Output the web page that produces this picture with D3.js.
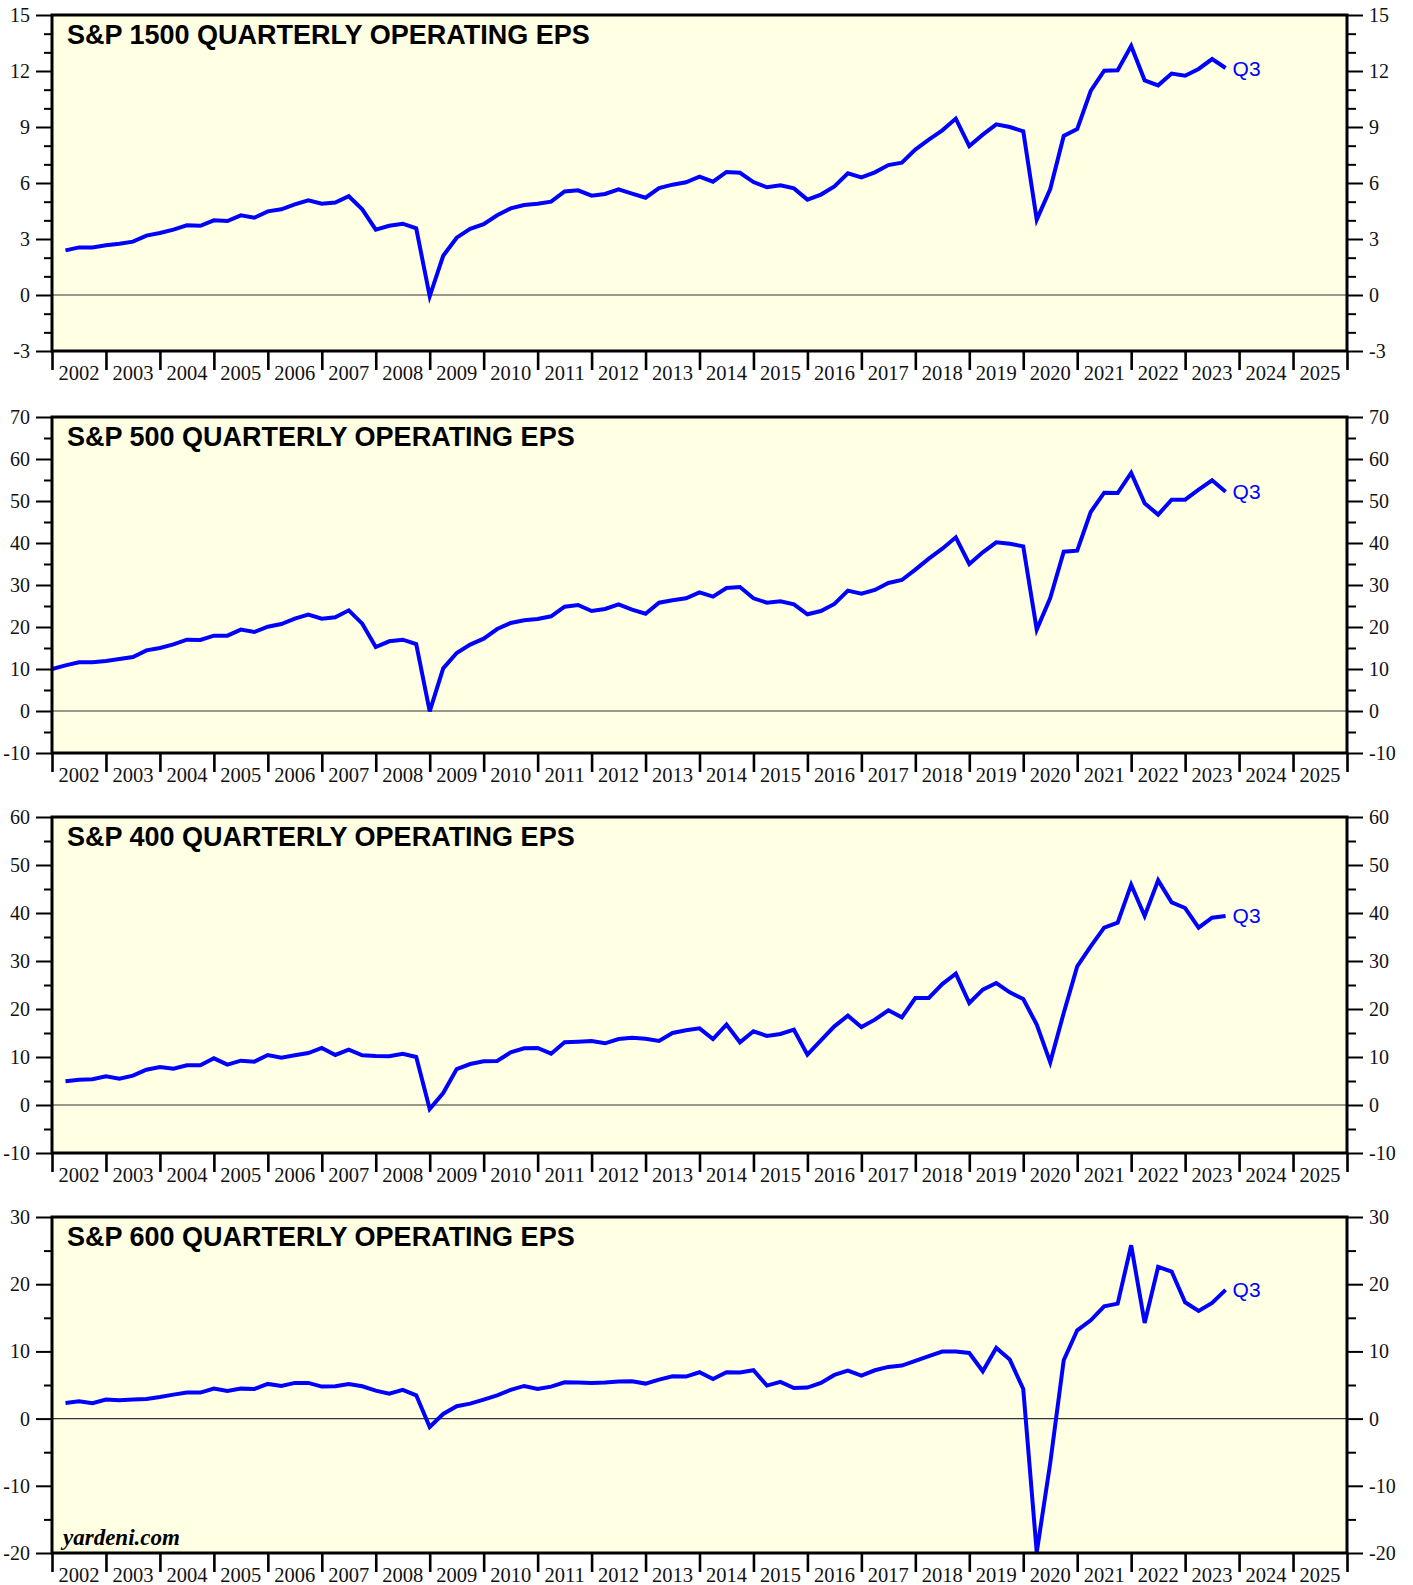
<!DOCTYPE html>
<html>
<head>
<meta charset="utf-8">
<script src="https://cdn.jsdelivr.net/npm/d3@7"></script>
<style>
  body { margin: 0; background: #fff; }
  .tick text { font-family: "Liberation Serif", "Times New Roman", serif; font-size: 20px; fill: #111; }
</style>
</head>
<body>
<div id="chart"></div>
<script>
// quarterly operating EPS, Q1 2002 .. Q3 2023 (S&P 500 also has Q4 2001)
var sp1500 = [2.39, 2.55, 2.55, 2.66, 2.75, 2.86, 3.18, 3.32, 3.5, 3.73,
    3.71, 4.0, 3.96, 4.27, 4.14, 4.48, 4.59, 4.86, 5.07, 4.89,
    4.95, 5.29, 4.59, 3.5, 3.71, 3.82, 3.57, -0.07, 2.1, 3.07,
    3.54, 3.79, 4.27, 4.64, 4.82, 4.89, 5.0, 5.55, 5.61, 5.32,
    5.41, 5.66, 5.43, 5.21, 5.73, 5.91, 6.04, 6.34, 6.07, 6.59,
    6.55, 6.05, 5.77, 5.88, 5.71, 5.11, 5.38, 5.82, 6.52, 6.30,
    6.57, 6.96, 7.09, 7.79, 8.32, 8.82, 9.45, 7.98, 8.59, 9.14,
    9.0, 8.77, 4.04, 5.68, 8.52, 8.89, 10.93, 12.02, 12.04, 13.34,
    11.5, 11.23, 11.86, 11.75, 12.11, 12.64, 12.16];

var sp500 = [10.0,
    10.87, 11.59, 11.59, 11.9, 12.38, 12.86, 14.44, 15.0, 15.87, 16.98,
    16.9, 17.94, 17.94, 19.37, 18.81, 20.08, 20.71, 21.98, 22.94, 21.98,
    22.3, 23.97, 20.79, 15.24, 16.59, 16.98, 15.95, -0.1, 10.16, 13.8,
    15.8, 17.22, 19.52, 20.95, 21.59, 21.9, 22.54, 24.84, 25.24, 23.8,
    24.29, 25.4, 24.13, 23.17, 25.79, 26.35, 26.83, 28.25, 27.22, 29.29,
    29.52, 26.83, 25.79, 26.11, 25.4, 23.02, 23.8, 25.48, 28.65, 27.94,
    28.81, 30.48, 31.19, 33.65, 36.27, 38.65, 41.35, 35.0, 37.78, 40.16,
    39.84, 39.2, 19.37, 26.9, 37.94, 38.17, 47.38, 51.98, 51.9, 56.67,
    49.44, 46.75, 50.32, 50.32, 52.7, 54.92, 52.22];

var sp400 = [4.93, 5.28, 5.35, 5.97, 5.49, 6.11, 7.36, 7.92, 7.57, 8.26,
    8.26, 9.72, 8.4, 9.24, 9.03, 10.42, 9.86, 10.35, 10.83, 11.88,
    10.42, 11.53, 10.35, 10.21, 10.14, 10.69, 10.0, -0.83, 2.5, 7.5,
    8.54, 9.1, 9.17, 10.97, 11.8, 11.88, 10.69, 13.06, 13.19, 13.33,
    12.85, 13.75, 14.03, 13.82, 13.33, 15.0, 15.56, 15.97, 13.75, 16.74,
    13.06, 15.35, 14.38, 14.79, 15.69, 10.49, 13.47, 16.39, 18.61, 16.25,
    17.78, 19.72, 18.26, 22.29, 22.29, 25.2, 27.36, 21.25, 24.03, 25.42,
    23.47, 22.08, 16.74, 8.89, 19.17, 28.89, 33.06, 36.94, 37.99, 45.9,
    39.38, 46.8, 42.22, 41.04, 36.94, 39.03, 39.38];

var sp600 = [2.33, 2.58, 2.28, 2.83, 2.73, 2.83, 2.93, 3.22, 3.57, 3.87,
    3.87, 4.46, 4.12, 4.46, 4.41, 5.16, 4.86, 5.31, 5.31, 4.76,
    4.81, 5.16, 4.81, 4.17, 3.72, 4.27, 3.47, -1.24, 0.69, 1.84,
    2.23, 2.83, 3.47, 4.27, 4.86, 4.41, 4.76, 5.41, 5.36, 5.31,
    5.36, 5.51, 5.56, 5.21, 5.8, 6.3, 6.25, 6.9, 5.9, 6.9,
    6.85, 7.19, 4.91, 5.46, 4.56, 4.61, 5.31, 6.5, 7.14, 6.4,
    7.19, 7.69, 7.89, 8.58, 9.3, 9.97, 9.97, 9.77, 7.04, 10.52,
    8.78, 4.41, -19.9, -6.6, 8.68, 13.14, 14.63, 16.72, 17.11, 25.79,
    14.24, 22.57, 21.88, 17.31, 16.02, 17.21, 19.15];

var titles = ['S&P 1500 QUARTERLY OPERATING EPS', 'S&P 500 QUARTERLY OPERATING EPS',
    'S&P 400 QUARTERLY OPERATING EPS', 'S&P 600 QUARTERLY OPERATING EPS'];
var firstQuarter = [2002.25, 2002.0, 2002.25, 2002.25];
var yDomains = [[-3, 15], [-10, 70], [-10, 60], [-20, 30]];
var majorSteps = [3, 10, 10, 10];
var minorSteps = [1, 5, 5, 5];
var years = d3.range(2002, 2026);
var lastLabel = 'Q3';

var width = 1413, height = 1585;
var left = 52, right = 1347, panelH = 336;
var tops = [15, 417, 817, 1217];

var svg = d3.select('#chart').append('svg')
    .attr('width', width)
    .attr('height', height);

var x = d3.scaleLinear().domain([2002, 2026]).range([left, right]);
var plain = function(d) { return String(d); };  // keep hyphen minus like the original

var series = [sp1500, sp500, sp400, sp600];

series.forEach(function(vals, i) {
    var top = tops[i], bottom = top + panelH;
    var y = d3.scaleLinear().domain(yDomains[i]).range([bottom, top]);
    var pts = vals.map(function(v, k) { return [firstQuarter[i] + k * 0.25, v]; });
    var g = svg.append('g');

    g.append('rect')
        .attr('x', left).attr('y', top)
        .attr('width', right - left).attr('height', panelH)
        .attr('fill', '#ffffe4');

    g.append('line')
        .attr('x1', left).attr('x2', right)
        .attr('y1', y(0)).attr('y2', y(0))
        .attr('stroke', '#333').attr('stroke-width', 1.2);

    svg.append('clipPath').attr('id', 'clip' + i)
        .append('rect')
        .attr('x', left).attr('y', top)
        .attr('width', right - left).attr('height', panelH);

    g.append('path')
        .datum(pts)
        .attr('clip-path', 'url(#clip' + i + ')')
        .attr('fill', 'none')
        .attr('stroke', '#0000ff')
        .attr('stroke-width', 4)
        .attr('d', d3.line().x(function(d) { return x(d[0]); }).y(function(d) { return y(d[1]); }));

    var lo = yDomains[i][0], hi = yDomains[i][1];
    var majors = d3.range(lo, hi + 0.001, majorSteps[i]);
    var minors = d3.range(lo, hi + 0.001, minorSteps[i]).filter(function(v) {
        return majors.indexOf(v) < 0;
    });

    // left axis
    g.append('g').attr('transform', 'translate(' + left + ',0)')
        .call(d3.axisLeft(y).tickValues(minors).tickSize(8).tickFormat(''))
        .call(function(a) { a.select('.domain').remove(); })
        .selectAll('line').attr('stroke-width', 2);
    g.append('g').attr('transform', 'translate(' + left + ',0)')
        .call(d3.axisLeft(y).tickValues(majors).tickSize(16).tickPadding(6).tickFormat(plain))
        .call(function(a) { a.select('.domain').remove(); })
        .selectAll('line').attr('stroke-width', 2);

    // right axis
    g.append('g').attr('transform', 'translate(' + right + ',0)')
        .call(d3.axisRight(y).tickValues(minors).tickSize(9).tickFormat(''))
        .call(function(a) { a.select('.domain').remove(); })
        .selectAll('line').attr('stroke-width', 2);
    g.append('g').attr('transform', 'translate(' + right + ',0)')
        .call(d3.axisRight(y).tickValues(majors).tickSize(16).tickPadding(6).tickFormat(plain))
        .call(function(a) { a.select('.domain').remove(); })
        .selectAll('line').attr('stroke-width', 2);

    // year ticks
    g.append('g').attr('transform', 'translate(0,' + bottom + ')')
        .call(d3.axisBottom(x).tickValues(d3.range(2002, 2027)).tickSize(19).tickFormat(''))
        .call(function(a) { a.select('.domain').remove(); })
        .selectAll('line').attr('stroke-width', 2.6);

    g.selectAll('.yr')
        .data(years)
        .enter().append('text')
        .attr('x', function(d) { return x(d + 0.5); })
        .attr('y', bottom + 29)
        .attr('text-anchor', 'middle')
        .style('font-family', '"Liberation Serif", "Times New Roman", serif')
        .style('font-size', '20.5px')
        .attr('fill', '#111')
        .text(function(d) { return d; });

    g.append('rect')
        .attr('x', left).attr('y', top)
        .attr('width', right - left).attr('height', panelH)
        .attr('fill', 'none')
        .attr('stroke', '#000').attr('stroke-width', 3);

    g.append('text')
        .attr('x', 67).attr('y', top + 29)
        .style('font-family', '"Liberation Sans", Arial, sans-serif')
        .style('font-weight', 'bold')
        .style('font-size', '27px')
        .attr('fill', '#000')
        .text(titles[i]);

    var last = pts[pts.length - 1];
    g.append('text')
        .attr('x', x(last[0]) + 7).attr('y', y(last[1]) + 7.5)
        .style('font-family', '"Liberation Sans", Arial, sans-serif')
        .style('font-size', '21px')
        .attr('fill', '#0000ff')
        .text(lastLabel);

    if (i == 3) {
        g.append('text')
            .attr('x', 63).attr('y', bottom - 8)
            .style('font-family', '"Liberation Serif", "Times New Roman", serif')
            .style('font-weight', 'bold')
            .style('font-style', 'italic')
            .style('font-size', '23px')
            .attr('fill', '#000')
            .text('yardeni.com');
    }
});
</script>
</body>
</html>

- WHAT IS REQUIRED -
Repeat the listing above from its first line through the line that contains "11.5, 11.23, 11.86, 11.75, 12.11, 12.64, 12.16];", both included, and nothing more. Drop the pictures.

- THE REPLY -
Output the web page that produces this picture with D3.js.
<!DOCTYPE html>
<html>
<head>
<meta charset="utf-8">
<script src="https://cdn.jsdelivr.net/npm/d3@7"></script>
<style>
  body { margin: 0; background: #fff; }
  .tick text { font-family: "Liberation Serif", "Times New Roman", serif; font-size: 20px; fill: #111; }
</style>
</head>
<body>
<div id="chart"></div>
<script>
// quarterly operating EPS, Q1 2002 .. Q3 2023 (S&P 500 also has Q4 2001)
var sp1500 = [2.39, 2.55, 2.55, 2.66, 2.75, 2.86, 3.18, 3.32, 3.5, 3.73,
    3.71, 4.0, 3.96, 4.27, 4.14, 4.48, 4.59, 4.86, 5.07, 4.89,
    4.95, 5.29, 4.59, 3.5, 3.71, 3.82, 3.57, -0.07, 2.1, 3.07,
    3.54, 3.79, 4.27, 4.64, 4.82, 4.89, 5.0, 5.55, 5.61, 5.32,
    5.41, 5.66, 5.43, 5.21, 5.73, 5.91, 6.04, 6.34, 6.07, 6.59,
    6.55, 6.05, 5.77, 5.88, 5.71, 5.11, 5.38, 5.82, 6.52, 6.30,
    6.57, 6.96, 7.09, 7.79, 8.32, 8.82, 9.45, 7.98, 8.59, 9.14,
    9.0, 8.77, 4.04, 5.68, 8.52, 8.89, 10.93, 12.02, 12.04, 13.34,
    11.5, 11.23, 11.86, 11.75, 12.11, 12.64, 12.16];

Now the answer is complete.